Outside, Jay reviewed his written notes under the dim lighting of a nearby lamp post. There was a lot to take in. To remind himself, Jay circled the most important details with a red pen. These were the remarks in Ryu’s testimony that had not caught Jay’s attention, but Dojo’s.

There were a handful of moments during Ryu's statements where Dojo would raise his paws to lick at them. Each time, it was when Ryu had mentioned something about his brother, William Fukuyama. Dojo’s cues were not always obvious, and Jay never knew what exactly to make of them. Sometimes, he would play around with a pen on the table. Other times he would wag his tail, or he would simply incessantly hiss. Now it was time to add grooming the fur on his paws to the list. 

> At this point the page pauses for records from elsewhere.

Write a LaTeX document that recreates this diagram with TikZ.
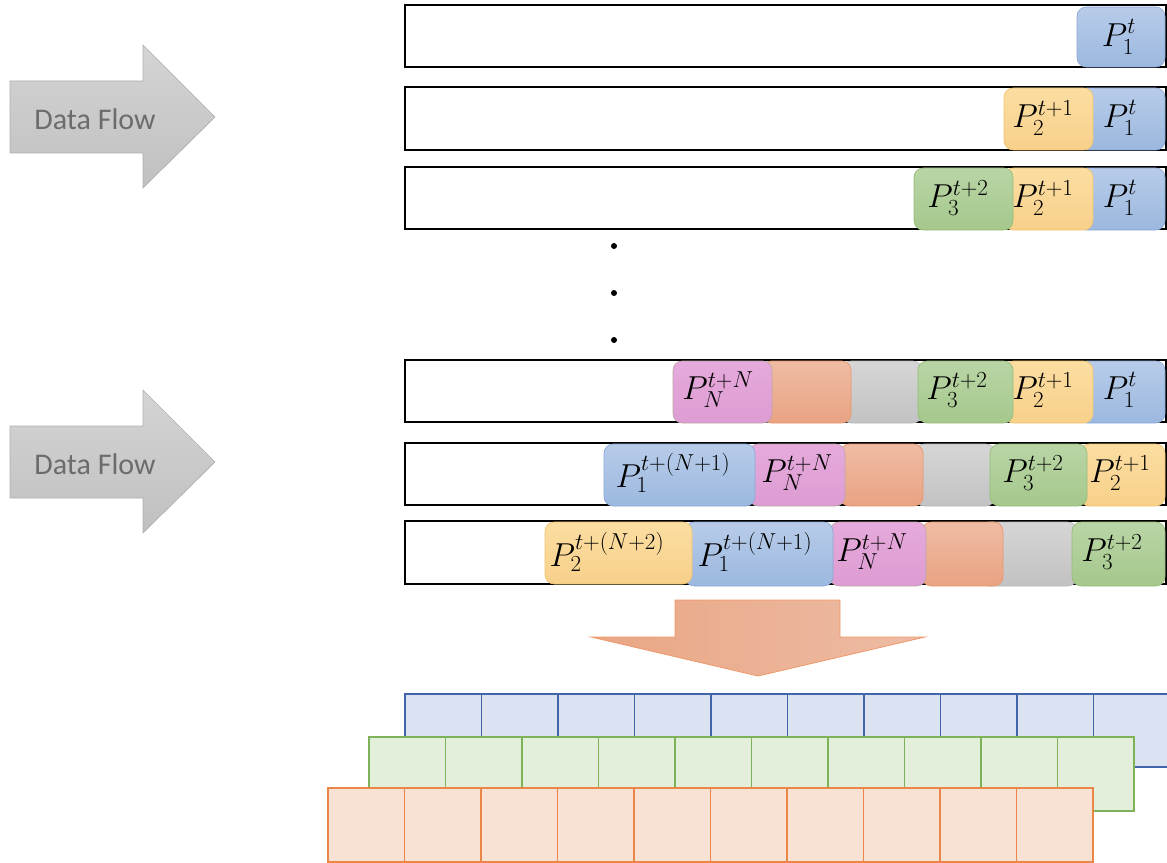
\documentclass[tikz,border=0pt]{standalone}
\usepackage{fontspec}
\newfontfamily\flowfont{Carlito}
\DeclareMathSizes{24}{24}{18}{14}
\definecolor{blueA}{RGB}{184,204,233}
\definecolor{blueB}{RGB}{155,184,223}
\definecolor{blueE}{RGB}{140,168,215}
\definecolor{orgA}{RGB}{251,222,162}
\definecolor{orgB}{RGB}{248,208,138}
\definecolor{orgE}{RGB}{242,196,112}
\definecolor{grnA}{RGB}{185,213,166}
\definecolor{grnB}{RGB}{165,200,140}
\definecolor{grnE}{RGB}{150,188,122}
\definecolor{pnkA}{RGB}{230,170,220}
\definecolor{pnkB}{RGB}{221,156,210}
\definecolor{pnkE}{RGB}{190,165,170}
\definecolor{salA}{RGB}{239,188,164}
\definecolor{salB}{RGB}{233,163,130}
\definecolor{salE}{RGB}{232,150,110}
\definecolor{gryA}{RGB}{214,214,214}
\definecolor{gryB}{RGB}{194,194,194}
\definecolor{gryE}{RGB}{185,185,185}
\definecolor{flowA}{RGB}{212,212,212}
\definecolor{flowB}{RGB}{192,192,192}
\definecolor{flowE}{RGB}{175,175,175}
\definecolor{flowT}{RGB}{108,108,108}
\definecolor{bigL}{RGB}{233,166,132}
\definecolor{bigR}{RGB}{237,188,165}
\definecolor{bigE}{RGB}{240,152,105}
\definecolor{gBlueF}{RGB}{219,227,242}
\definecolor{gBlueE}{RGB}{66,100,168}
\definecolor{gGrnF}{RGB}{227,238,219}
\definecolor{gGrnE}{RGB}{125,178,88}
\definecolor{gOrgF}{RGB}{248,226,212}
\definecolor{gOrgE}{RGB}{234,135,72}
% one rounded packet: style, x1, x2, y1, y2
\newcommand\blk[5]{\path[#1] (#2,#4) rectangle (#3,#5);}
\begin{document}
\begin{tikzpicture}[x=0.75pt,y=-0.75pt,
  rowbox/.style={draw=black,line width=1.6pt,fill=white},
  pkt/.style={rounded corners=7pt,line width=0.5pt},
  bluep/.style={pkt,draw=blueE,top color=blueA,bottom color=blueB},
  orgp/.style={pkt,draw=orgE,top color=orgA,bottom color=orgB},
  grnp/.style={pkt,draw=grnE,top color=grnA,bottom color=grnB},
  pnkp/.style={pkt,draw=pnkE,top color=pnkA,bottom color=pnkB},
  salp/.style={pkt,draw=salE,top color=salA,bottom color=salB},
  gryp/.style={pkt,draw=gryE,top color=gryA,bottom color=gryB},
  lbl/.style={inner sep=0pt,font=\fontsize{24}{28}\selectfont},
  flowarrow/.style={draw=flowE,line width=0.5pt,top color=flowA,bottom color=flowB},
  flowtext/.style={text=flowT,font=\flowfont\fontsize{22.5}{26}\selectfont},
  bigarrow/.style={draw=bigE,line width=0.6pt,left color=bigL,right color=bigR},
  bluecell/.style={draw=gBlueE,fill=gBlueF,line width=1.1pt},
  grncell/.style={draw=gGrnE,fill=gGrnF,line width=1.1pt},
  orgcell/.style={draw=gOrgE,fill=gOrgF,line width=1.1pt},
  dot/.style={fill=black}
]
\useasboundingbox (0,0) rectangle (1167,863);
\clip (0,0) rectangle (1167,863);

% data-flow arrows
\path[flowarrow] (10,81) -- (143,81) -- (143,45) -- (215,117) -- (143,188) -- (143,153) -- (10,153) -- cycle;
\node[flowtext] (flow1) at (95,119) {Data Flow};
\path[flowarrow] (10,426) -- (143,426) -- (143,390) -- (215,462) -- (143,533) -- (143,498) -- (10,498) -- cycle;
\node[flowtext] (flow2) at (95,464) {Data Flow};

% row outlines
\draw[rowbox] (405,5) rectangle (1166,67);
\draw[rowbox] (405,87) rectangle (1166,150);
\draw[rowbox] (405,167) rectangle (1166,229);
\draw[rowbox] (405,360) rectangle (1166,422);
\draw[rowbox] (405,443) rectangle (1166,505);
\draw[rowbox] (405,521) rectangle (1166,584);

% row 1
\blk{bluep}{1077}{1165}{7}{67}
\node[lbl] (r1a) at (1119,37) {$P_1^{t}$};

% row 2
\blk{bluep}{1077}{1165}{88}{150}
\blk{orgp}{1004}{1093}{88}{150}
\node[lbl] (r2b) at (1043,118) {$P_2^{t+1}$};
\node[lbl] (r2a) at (1120,118) {$P_1^{t}$};

% row 3
\blk{bluep}{1077}{1165}{168}{230}
\blk{orgp}{1004}{1093}{168}{230}
\blk{grnp}{914}{1013}{168}{230}
\node[lbl] (r3c) at (958,198) {$P_3^{t+2}$};
\node[lbl] (r3b) at (1043,198) {$P_2^{t+1}$};
\node[lbl] (r3a) at (1120,198) {$P_1^{t}$};

% ellipsis dots
\fill[dot] (614,246) circle (3);
\fill[dot] (614,293) circle (3);
\fill[dot] (614,340) circle (3);

% row 4
\blk{bluep}{1077}{1165}{361}{423}
\blk{orgp}{1004}{1093}{361}{423}
\blk{gryp}{842}{922}{361}{423}
\blk{grnp}{918}{1013}{361}{423}
\blk{salp}{762}{851}{361}{423}
\blk{pnkp}{673}{772}{361}{423}
\node[lbl] (r4n) at (718,390) {$P_N^{t+N}$};
\node[lbl] (r4c) at (957,390) {$P_3^{t+2}$};
\node[lbl] (r4b) at (1043,390) {$P_2^{t+1}$};
\node[lbl] (r4a) at (1120,390) {$P_1^{t}$};

% row 5
\blk{orgp}{1080}{1165}{444}{506}
\blk{gryp}{915}{995}{444}{506}
\blk{grnp}{990}{1087}{444}{506}
\blk{salp}{840}{923}{444}{506}
\blk{pnkp}{749}{845}{444}{506}
\blk{bluep}{604}{755}{444}{506}
\node[lbl] (r5d) at (673,473) {$P_1^{t+(N+1)}$};
\node[lbl] (r5n) at (797,473) {$P_N^{t+N}$};
\node[lbl] (r5c) at (1033,473) {$P_3^{t+2}$};
\node[lbl] (r5b) at (1120,473) {$P_2^{t+1}$};

% row 6
\blk{gryp}{980}{1077}{522}{586}
\blk{grnp}{1072}{1165}{522}{586}
\blk{salp}{922}{1003}{522}{586}
\blk{pnkp}{830}{926}{522}{586}
\blk{bluep}{685}{833}{522}{586}
\blk{orgp}{545}{692}{522}{584}
\node[lbl] (r6e) at (607,552) {$P_2^{t+(N+2)}$};
\node[lbl] (r6d) at (755,552) {$P_1^{t+(N+1)}$};
\node[lbl] (r6n) at (872,552) {$P_N^{t+N}$};
\node[lbl] (r6c) at (1112,552) {$P_3^{t+2}$};

% merge arrow
\path[bigarrow] (675,600) -- (840,600) -- (840,637) -- (925,637) -- (758,676) -- (591,637) -- (675,637) -- cycle;

% stacked output grids
\foreach \i in {0,...,9}
  \draw[bluecell] ({405+76.5*\i},694) rectangle ({405+76.5*(\i+1)},767);
\foreach \i in {0,...,9}
  \draw[grncell] ({369+76.5*\i},737) rectangle ({369+76.5*(\i+1)},811);
\foreach \i in {0,...,9}
  \draw[orgcell] ({328+76.5*\i},788) rectangle ({328+76.5*(\i+1)},862);
\end{tikzpicture}
\end{document}
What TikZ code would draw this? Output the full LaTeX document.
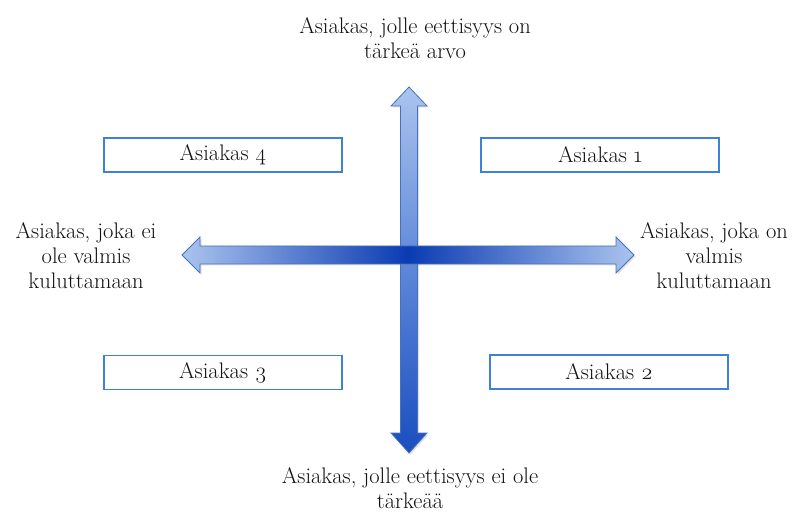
\documentclass[tikz,border=0pt]{standalone}
\usepackage{fontspec}
\setmainfont{Latin Modern Roman}[Numbers=OldStyle]
\usetikzlibrary{shadows}
\definecolor{boxline}{HTML}{3D82D6}
\definecolor{arrowline}{HTML}{4472BE}
\definecolor{lightblue}{HTML}{ABC4EE}
\definecolor{midblue}{HTML}{5C86D8}
\definecolor{darkblue}{HTML}{1A4EBF}
\definecolor{deepblue}{HTML}{0A3BB2}
\definecolor{txt}{HTML}{111111}
\tikzset{
  custbox/.style={draw=boxline, line width=1.8pt, fill=white, minimum width=238pt, minimum height=34pt, inner sep=0pt, font=\fontsize{22.5}{25}\selectfont, text=txt},
  lbl/.style={align=center, font=\fontsize{22.5}{25}\selectfont, text=txt, inner sep=0pt},
  arrowedge/.style={draw=arrowline, line width=0.8pt, line join=miter},
}
\begin{document}
\begin{tikzpicture}[x=1pt,y=-1pt]
\useasboundingbox (0,0) rectangle (801,513);
% vertical double arrow
\path[arrowedge, top color=lightblue, bottom color=darkblue, middle color=midblue,
      drop shadow={opacity=0.25, shadow xshift=1.5pt, shadow yshift=-1.5pt}]
  (409,87) -- (427,106) -- (417.5,106) -- (417.5,433) -- (427,433) -- (409,453)
  -- (391,433) -- (400.5,433) -- (400.5,106) -- (391,106) -- cycle;
% horizontal double arrow
\path[arrowedge, left color=lightblue, right color=lightblue, middle color=deepblue,
      drop shadow={opacity=0.25, shadow xshift=1.5pt, shadow yshift=-1.5pt}]
  (182,255) -- (200,237) -- (200,246) -- (616,246) -- (616,237) -- (634,255)
  -- (616,273) -- (616,264) -- (200,264) -- (200,273) -- cycle;
% customer boxes
\node[custbox] (c4) at (223,155) {Asiakas 4};
\node[custbox] (c1) at (600,155) {Asiakas 1};
\node[custbox] (c3) at (223,372.5) {Asiakas 3};
\node[custbox] (c2) at (609,372) {Asiakas 2};
% axis end labels
\node[lbl] (top) at (415,38) {Asiakas, jolle eettisyys on\\tärkeä arvo};
\node[lbl] (bottom) at (410,488) {Asiakas, jolle eettisyys ei ole\\tärkeää};
\node[lbl] (left) at (86,256) {Asiakas, joka ei\\ole valmis\\kuluttamaan};
\node[lbl] (right) at (714,256) {Asiakas, joka on\\valmis\\kuluttamaan};
\end{tikzpicture}
\end{document}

Either way, something was off about Ryu’s statements about his brother. Somewhere in his head, Dojo knew what it was. 

The Norwegian forest cat cuddled up at Jay’s feet, and the detective could feel why. Even with his thick outfit, the winter air had penetrated his clothes, sending chills down his legs and up his back. The high rises up and down the street formed an artificial wind tunnel and intensified the strength of the gusts. Dojo whined. He clearly had enough of the cold.

“Yeah, I agree, buddy,” Jay picked Dojo up and began walking back to his sedan. “Now let’s go visit your mom.”